Hoje, infelizmente, esse debate está interditado pela turma que defende o desencarceramento em massa e por aqueles que, levados por uma incômoda e permanente sensação de injustiça, defendem pena de morte, Lei de Talião e outras esquisitices morais. Aliás, é para esse último grupo que digo que a injustiça, no caso de Charrière, não está na prisão em si, e sim no rigor do castigo e na crença institucional de que o homem não pode se redimir e não merece nunca uma segunda chance na vida.

Mas nada disso pensei na época. Como disse, era muito novo quando li “Papillon”. Estava mais interessado na aventura. Na sobrevivência. E no desejo de liberdade. E talvez por isso mesmo ele tenha me impressionado tanto, a ponto de sempre incluí-lo na lista dos livros que mais me marcaram e mais contribuíram para a formação moral deste caos ambulante que vos fala.

Até quando?

Por dois motivos. Primeiro, pela vontade de viver de Charrière. Lembro-me de, ao ler o livro, me perguntar seguidas vezes quanto sofrimento uma pessoa é capaz de suportar antes de desistir. E por quê? Para quê? Hoje em dia, tendo passado por um inferno particular, tenho uma resposta bastante satisfatória para essas perguntas todas. Mas na época foi importante ver a dimensão humana da cruz que cada um de nós carrega. E talvez seja importante resgatar esse valor imensurável da vida, com seus altos e baixos, suas poucas alegrias e muitas dores.
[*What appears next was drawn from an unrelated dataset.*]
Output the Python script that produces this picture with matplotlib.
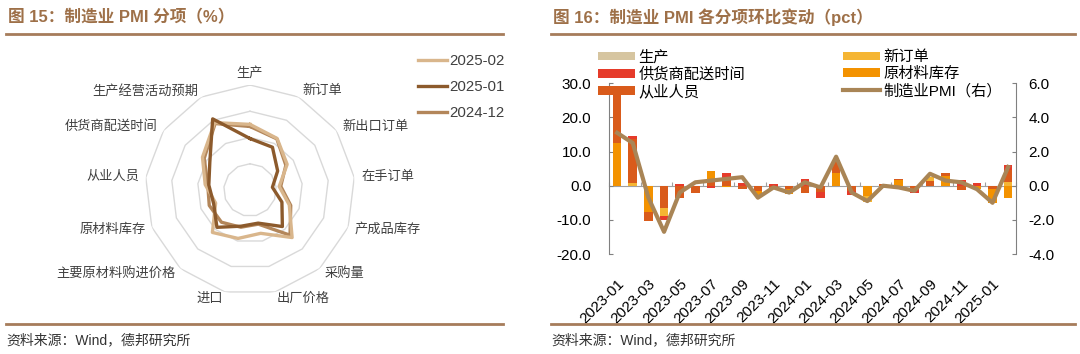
import numpy as np
import matplotlib
matplotlib.use('Agg')
import matplotlib.pyplot as plt
from matplotlib.lines import Line2D
from matplotlib.ticker import FormatStrFormatter

plt.rcParams['font.family'] = ['Liberation Sans', 'Noto Sans CJK SC']
plt.rcParams['axes.unicode_minus'] = False

W, H = 1080, 354

# ---- 图15: PMI sub-indices (%)
items = ['生产', '新订单', '新出口订单', '在手订单', '产成品库存', '采购量', '出厂价格',
         '进口', '主要原材料购进价格', '原材料库存', '从业人员', '供货商配送时间', '生产经营活动预期']
pmi_2025_02 = [52.5, 51.1, 48.6, 45.6, 48.0, 52.1, 48.5, 49.5, 50.8, 47.0, 48.6, 51.0, 54.5]
pmi_2025_01 = [49.8, 49.2, 46.4, 44.3, 46.5, 49.3, 46.5, 47.1, 49.5, 47.4, 47.9, 49.3, 55.3]
pmi_2024_12 = [52.1, 51.0, 48.3, 45.9, 48.3, 51.5, 46.7, 47.3, 48.2, 48.3, 48.1, 50.6, 54.3]
radar_levels = [45, 50, 55, 60]

# ---- 图16: month-on-month change of sub-items (pct)
months = ['2023-01', '2023-02', '2023-03', '2023-04', '2023-05', '2023-06', '2023-07',
          '2023-08', '2023-09', '2023-10', '2023-11', '2023-12', '2024-01', '2024-02',
          '2024-03', '2024-04', '2024-05', '2024-06', '2024-07', '2024-08', '2024-09',
          '2024-10', '2024-11', '2024-12', '2025-01', '2025-02']
production = [0] * 26
new_orders = [0, 0.7, 0, -9.0, 0, 0, 0, 0, 0, 0, 0, 0, 0, 0,
              0, 0, -4.7, -0.7, 0, 0, 2.5, 0, 0, 0, 0, 1.2]
supplier = [0, 14.6, 0, -10.0, 0.4, 0, -0.7, 3.6, 0.9, 0, 0.6, 0, 1.9, -3.7,
            0, -2.6, 0, 0, 0, -2.2, 0, 0, 1.8, 0.9, 0, 6.0]
raw_inventory = [12.4, 0, -7.6, 0, 0, 0, 4.2, -0.5, 0, -3.0, 0, -2.5, 0, 0,
                 3.6, 0, -3.0, 0, 1.6, 0, 0, 2.8, 0, -1.0, -5.2, -3.7]
employment = [26.5, 13.8, -10.2, -6.6, -3.7, -2.2, 1.6, 2.0, -1.0, -1.5, -1.0, -1.0, -2.2, -1.8,
              7.5, -1.5, 0, 0.5, 2.1, -1.3, 1.5, 3.6, -1.3, 0, -1.0, 4.7]
pmi_mom = [3.1, 2.5, -0.7, -2.7, -0.4, 0.2, 0.3, 0.4, 0.5, -0.7, -0.1, -0.4, 0.2, -0.1,
           1.7, -0.4, -0.9, 0.0, -0.1, -0.3, 0.7, 0.3, 0.2, -0.2, -1.0, 1.1]

fig = plt.figure(figsize=(W / 100, H / 100), dpi=100)

def fx(px):
    return px / W

def fy(py):
    return 1 - py / H

# titles, frame lines, sources
brown = '#A67C5B'
for x0, x1, title in [(6, 503, '图 15：制造业 PMI 分项（%）'),
                      (551, 1075, '图 16：制造业 PMI 各分项环比变动（pct）')]:
    fig.text(fx(x0 + 2), fy(17), title, fontsize=12, fontweight='bold', color='#9E7048', va='center')
    fig.add_artist(Line2D([fx(x0), fx(x1)], [fy(34), fy(34)], color=brown, lw=2))
    fig.add_artist(Line2D([fx(x0), fx(x1)], [fy(324), fy(324)], color=brown, lw=2))
    fig.text(fx(x0), fy(340), '资料来源：Wind，德邦研究所', fontsize=10, color='#333333', va='center')

# ---- radar
rax = fig.add_axes([fx(145), fy(295), 210 / W, 210 / H], projection='polar')
ang = np.linspace(0, 2 * np.pi, len(items), endpoint=False)
ang_c = np.append(ang, ang[0])
rax.set_theta_offset(np.pi / 2)
rax.set_theta_direction(-1)
rax.set_ylim(40, 60)
rax.grid(False)
rax.set_xticks([])
rax.set_yticks([])
rax.spines['polar'].set_visible(False)
rax.patch.set_visible(False)
for lvl in radar_levels:
    rax.plot(ang_c, [lvl] * len(ang_c), color='#D9D9D9', lw=1, zorder=1)

radar = [('2025-02', pmi_2025_02, '#D9B68C', 3),
         ('2025-01', pmi_2025_01, '#8C5A2C', 4),
         ('2024-12', pmi_2024_12, '#B3865A', 2)]
rlines = []
for name, vals, col, z in radar:
    ln, = rax.plot(ang_c, vals + vals[:1], color=col, lw=2.4, label=name, zorder=z)
    rlines.append(ln)

for a, name in zip(ang, items):
    s = np.sin(a)
    ha = 'center' if abs(s) < 0.01 else ('left' if s > 0 else 'right')
    r = 62.2 if abs(s) < 0.01 else 61.3
    rax.text(a, r, name, ha=ha, va='center', fontsize=9.5, color='#404040', clip_on=False)

fig.legend(handles=rlines, loc='upper left', bbox_to_anchor=(fx(418), fy(54)), frameon=False,
           fontsize=10.8, handlelength=1.9, handletextpad=0.2, labelspacing=0.8,
           borderpad=0, borderaxespad=0, labelcolor='#404040')

# ---- bars + line
ax = fig.add_axes([fx(609.3), fy(254), 406.7 / W, 170.7 / H])
x = np.arange(len(months))
series = [('生产', production, '#D6C5A0'),
          ('新订单', new_orders, '#F5B533'),
          ('供货商配送时间', supplier, '#E63B2A'),
          ('原材料库存', raw_inventory, '#F39200'),
          ('从业人员', employment, '#D95B1B')]
bars = {}
for name, vals, col in series:
    bc = ax.bar(x, vals, width=0.55, color=col, label=name)
    # overlapping bars: the shorter one of each month is drawn on top
    for b, v in zip(bc, vals):
        b.set_zorder(3 - abs(v) / 100)
    bars[name] = bc

ax.set_xlim(-0.5, len(months) - 0.5)
ax.set_ylim(-20, 30)
ax.set_yticks(np.arange(-20, 31, 10))
ax.yaxis.set_major_formatter(FormatStrFormatter('%.1f'))
ax.set_xticks(x[::2])
ax.set_xticklabels(months[::2], rotation=45, ha='right', va='top', rotation_mode='anchor')
ax.tick_params(axis='x', length=0, pad=16, labelsize=11)
ax.tick_params(axis='y', direction='in', length=3, color='#808080', pad=13, labelsize=11)
for s in ['top', 'bottom', 'right']:
    ax.spines[s].set_visible(False)
ax.spines['left'].set_color('#808080')
ax.patch.set_visible(False)

zero = ax.secondary_xaxis(0, transform=ax.transData)
zero.set_xticks(np.arange(-0.5, len(months), 2))
zero.tick_params(direction='in', length=3, color='#A0A0A0', labelbottom=False, labeltop=False)
for s in zero.spines.values():
    s.set_color('#A0A0A0')

ax2 = ax.twinx()
pl, = ax2.plot(x, pmi_mom, color='#A98556', lw=3, label='制造业PMI（右）')
ax2.set_ylim(-4, 6)
ax2.set_yticks(np.arange(-4, 7, 2))
ax2.yaxis.set_major_formatter(FormatStrFormatter('%.1f'))
ax2.tick_params(axis='y', direction='in', length=3, color='#808080', pad=9, labelsize=11)
for s in ['top', 'bottom', 'left']:
    ax2.spines[s].set_visible(False)
ax2.spines['right'].set_color('#808080')

fig.legend(handles=[bars['生产'], bars['供货商配送时间'], bars['从业人员'],
                    bars['新订单'], bars['原材料库存'], pl],
           labels=['生产', '供货商配送时间', '从业人员', '新订单', '原材料库存', '制造业PMI（右）'],
           ncol=2, loc='upper left', bbox_to_anchor=(fx(598), fy(50)), frameon=False,
           fontsize=11, handlelength=2.4, handleheight=0.5, handletextpad=0.25,
           columnspacing=6.4, labelspacing=0.17, borderpad=0, borderaxespad=0)

fig.savefig('out.png', dpi=100)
O outro motivo, na verdade o motivo que me levou a escrever sobre “Papillon”, foi sua mensagem de paciência. Sem a qual não existe esperança e, por consequência, liberdade – seja ela física, emocional, intelectual ou espiritual. Paciência que, confesso, não aprendi a pilotar direito ainda. E que talvez seja a lição mais difícil de se aprender nestes tempos insanamente velozes e nos quais os ventos sopram uma incessante e sedutora melodia de agora!, de pra-já! e de revolução.

Um tempo caótico que nos faz acompanhar o noticiário e repetir a pergunta sem resposta: até quando? Até quando teremos de suportar Lula e a turma do “perdeu, mané!”? Até quando testemunharemos, dia após dia, injustiças sendo perpetradas com a chancela do STF? Até quando veremos a imoralidade exaltada e tratada como virtude? Ao longo das páginas do romance semiautobiográfico, quem responde é Henri Charrière, um ladrãozinho com uma borboleta tatuada e por isso chamado de “Papillon”:

Até que tenhamos pacientemente aprendido o movimento das marés e, cheios de esperança, estejamos dispostos a nos jogar de um penhasco. Tudo para, sobre uma jangada frágil e improvisada, alcançarmos um mar cheio de tubarões. Um mar incerto como a vida, mas cujas correntes, com alguma sorte, nos levarão a um praia. Onde finalmente alcançaremos a tão sonhada liberdade. Até que nos prendam novamente. Xi, dei spoiler.